If there was one man who more than any other was the author of freedom in this Western Hemisphere, that man was Thomas Jefferson. He was not seeking to augment or prolong slavery when he wrote to Mr. Holmes, of Massachusetts, who agreed with him: ‘Of one thing I am certain, that as the passage of slaves from one State to another would not make a slave of a single human being who would not be so without it, so their diffusion over a greater surface would make them individually happier and proportionately facilitate the accomplishment of their emancipation by dividing the burthen on a greater number of coadjutors.’

This was the great iniquity which caused the whole western reserve of Ohio in a single day to turn from the Whig to Republican.1 [282]

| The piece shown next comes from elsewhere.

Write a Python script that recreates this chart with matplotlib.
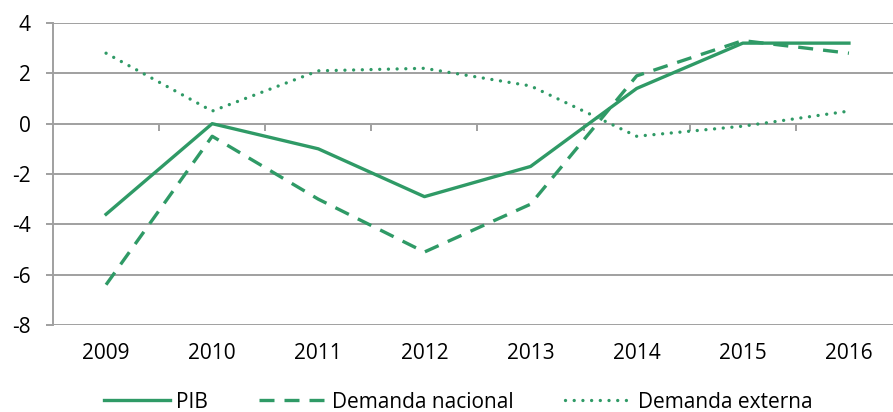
import numpy as np
import matplotlib
matplotlib.use("Agg")
import matplotlib.pyplot as plt

plt.rcParams['font.family'] = ['Open Sans', 'DejaVu Sans']
plt.rcParams['axes.unicode_minus'] = False

years = ['2009', '2010', '2011', '2012', '2013', '2014', '2015', '2016']
pib = [-3.6, 0.0, -1.0, -2.9, -1.7, 1.4, 3.2, 3.2]
demanda_nacional = [-6.4, -0.5, -3.0, -5.1, -3.2, 1.9, 3.3, 2.8]
demanda_externa = [2.8, 0.5, 2.1, 2.2, 1.5, -0.5, -0.1, 0.5]
yticks = [-8, -6, -4, -2, 0, 2, 4]

green = '#2f9a66'
grey = '#a0a0a0'
fs = 15

fig = plt.figure(figsize=(8.93, 4.12), dpi=100)
ax = fig.add_axes([53 / 893, 1 - 325 / 412, 849 / 893, 302 / 412])

x = np.arange(len(years))
lw = 2.4
ax.plot(x, pib, color=green, lw=lw, label='PIB', solid_joinstyle='round')
ax.plot(x, demanda_nacional, color=green, lw=lw, dashes=(4.5, 3.0),
        label='Demanda nacional', dash_capstyle='butt')
ax.plot(x, demanda_externa, color=green, lw=lw, dashes=(0.01, 2.6),
        dash_capstyle='round', label='Demanda externa')

ax.set_xlim(-0.5, len(years) - 0.5)
ax.set_ylim(-8, 4)
ax.set_yticks(yticks)
ax.set_yticklabels([str(v) for v in yticks])
for v in yticks:
    ax.axhline(v, color=grey, lw=1.4, zorder=0)

ax.set_xticks(x)
ax.set_xticklabels(years)
ax.tick_params(axis='x', length=0, pad=13, labelsize=fs)
ax.tick_params(axis='y', length=5, width=1.4, color=grey, pad=11, labelsize=fs)

for s in ['top', 'right', 'bottom']:
    ax.spines[s].set_visible(False)
ax.spines['left'].set_color(grey)
ax.spines['left'].set_linewidth(1.4)

# category axis crossing at zero, with tick marks between categories
sec = ax.secondary_xaxis(8 / 12)
sec.set_xticks(np.arange(0.5, len(years) - 0.5, 1.0))
sec.set_xticklabels([])
sec.tick_params(direction='out', length=5, width=1.4, color=grey)
sec.spines['bottom'].set_visible(False)
sec.spines['top'].set_visible(False)
sec.xaxis.set_ticks_position('bottom')

fig.legend(loc='center', bbox_to_anchor=(458 / 893, 1 - 402 / 412), ncol=3,
           frameon=False, fontsize=fs, handlelength=3.2, handletextpad=0.3,
           columnspacing=2.45)

fig.savefig('out.png', dpi=100)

It was not the South which arrayed itself against the only sovereignty known to this country—the sovereignty of law. The constitutional position of the South received the sanction of the only umpire known to the Constitution. The final sanction, known as the Dred Scott decision, was the inevitable sequel to prior adjudications, and could have been no other than it was; and those prior adjudications, like the votes of the two Houses in 1838, had been too reasonable to awaken agitation or serious comment. The adjudication was that the Territories secured to the States by the common blood and treasure (and, it might have been added, more largely secured by the blood and treasure of the South, if the donations to the general government be considered)—that these Territories were secured equally to all the States, and not unequally to any, and that it was to deprive the citizen of his property without due process of law — to take his slave from him merely because the latter was found in the common territory of the United States. The adjudication was that the Federal Union rested on the basis of Federal equality.

At least the school of construction, which proclaimed the judgment of this tribunal to be the ultimate reason, when it was planted on the side of the Bank of the United States, should have been estopped to denounce their own canonized authority.

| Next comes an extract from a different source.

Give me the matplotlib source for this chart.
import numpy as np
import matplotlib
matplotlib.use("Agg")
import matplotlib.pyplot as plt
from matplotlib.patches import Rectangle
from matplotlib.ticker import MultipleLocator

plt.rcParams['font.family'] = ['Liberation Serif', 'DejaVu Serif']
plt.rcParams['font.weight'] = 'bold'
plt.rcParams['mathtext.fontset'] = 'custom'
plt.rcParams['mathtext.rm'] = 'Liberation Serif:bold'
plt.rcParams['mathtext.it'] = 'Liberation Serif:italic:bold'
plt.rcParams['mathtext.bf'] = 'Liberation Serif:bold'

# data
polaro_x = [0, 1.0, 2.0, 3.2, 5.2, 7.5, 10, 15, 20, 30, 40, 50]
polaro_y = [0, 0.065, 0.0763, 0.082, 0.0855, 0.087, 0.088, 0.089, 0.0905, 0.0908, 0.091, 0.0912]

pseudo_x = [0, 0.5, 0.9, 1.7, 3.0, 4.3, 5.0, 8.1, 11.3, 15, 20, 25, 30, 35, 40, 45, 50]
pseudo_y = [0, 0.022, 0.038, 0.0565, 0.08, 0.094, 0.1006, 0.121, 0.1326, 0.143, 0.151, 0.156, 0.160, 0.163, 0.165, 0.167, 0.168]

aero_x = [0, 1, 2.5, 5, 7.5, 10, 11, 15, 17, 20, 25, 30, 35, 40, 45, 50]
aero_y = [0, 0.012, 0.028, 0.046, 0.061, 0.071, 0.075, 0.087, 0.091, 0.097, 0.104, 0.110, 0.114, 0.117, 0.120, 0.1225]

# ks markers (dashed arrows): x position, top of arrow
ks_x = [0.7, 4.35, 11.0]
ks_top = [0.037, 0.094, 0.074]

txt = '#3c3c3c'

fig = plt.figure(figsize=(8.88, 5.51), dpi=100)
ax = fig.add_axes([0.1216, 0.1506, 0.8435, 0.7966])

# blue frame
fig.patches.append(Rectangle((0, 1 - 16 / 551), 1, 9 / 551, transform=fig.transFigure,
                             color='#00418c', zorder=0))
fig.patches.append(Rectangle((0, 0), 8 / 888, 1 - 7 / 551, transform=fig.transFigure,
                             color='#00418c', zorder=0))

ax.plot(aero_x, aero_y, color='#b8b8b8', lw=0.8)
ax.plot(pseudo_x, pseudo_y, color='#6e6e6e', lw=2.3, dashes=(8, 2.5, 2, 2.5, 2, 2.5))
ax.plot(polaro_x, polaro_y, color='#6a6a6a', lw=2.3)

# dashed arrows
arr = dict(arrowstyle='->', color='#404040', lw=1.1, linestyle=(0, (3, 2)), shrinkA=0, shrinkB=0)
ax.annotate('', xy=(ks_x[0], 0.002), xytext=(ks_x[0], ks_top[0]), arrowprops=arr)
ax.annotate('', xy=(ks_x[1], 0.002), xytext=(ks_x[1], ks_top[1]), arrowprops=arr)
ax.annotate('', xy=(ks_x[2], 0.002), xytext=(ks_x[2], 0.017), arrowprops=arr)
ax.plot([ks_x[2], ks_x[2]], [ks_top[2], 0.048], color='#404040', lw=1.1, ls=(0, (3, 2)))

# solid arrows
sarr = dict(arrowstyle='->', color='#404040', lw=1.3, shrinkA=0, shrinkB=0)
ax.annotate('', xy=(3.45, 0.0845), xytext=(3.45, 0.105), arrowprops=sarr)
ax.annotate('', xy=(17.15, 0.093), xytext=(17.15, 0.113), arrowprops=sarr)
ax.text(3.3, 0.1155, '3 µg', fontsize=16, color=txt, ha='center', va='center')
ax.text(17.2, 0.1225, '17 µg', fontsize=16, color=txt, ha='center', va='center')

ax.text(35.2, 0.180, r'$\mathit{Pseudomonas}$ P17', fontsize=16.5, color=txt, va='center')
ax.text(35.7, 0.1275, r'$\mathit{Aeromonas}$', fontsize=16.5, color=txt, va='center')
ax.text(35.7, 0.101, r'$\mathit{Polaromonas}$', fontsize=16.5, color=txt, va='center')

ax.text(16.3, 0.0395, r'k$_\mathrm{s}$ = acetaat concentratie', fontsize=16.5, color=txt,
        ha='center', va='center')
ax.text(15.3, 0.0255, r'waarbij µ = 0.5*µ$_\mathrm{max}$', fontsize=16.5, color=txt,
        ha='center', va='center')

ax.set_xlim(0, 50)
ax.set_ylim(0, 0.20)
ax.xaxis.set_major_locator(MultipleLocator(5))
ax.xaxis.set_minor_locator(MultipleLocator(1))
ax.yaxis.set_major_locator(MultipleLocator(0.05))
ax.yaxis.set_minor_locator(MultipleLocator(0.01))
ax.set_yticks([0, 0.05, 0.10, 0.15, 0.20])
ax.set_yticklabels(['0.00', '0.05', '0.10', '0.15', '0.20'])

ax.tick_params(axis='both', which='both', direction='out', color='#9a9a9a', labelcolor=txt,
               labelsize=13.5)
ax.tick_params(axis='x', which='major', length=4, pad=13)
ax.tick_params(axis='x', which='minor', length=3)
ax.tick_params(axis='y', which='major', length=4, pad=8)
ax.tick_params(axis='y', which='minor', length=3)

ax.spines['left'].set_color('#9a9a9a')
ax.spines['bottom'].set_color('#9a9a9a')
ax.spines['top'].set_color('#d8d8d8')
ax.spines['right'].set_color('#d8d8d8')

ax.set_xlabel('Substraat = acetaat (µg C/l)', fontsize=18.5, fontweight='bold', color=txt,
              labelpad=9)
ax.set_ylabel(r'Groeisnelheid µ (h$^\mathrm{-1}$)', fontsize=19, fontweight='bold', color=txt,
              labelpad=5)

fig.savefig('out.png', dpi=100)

1 On January 12, 1838, the principle of the Kansas-Nebraska act had been made a test question by the final resolution of the series, which on that day passed the Senate by a vote of nearly four to one. On the following day resolutions covering the same ground as to the Territories passed the House by large majorities. The question involved in the Kansas-Nebraska act had been established, as far as the nearly unanimous agreement of both Houses could establish it, sixteen years earlier without creating any excitement whatever. It had received the imprimatur of the States and of the people.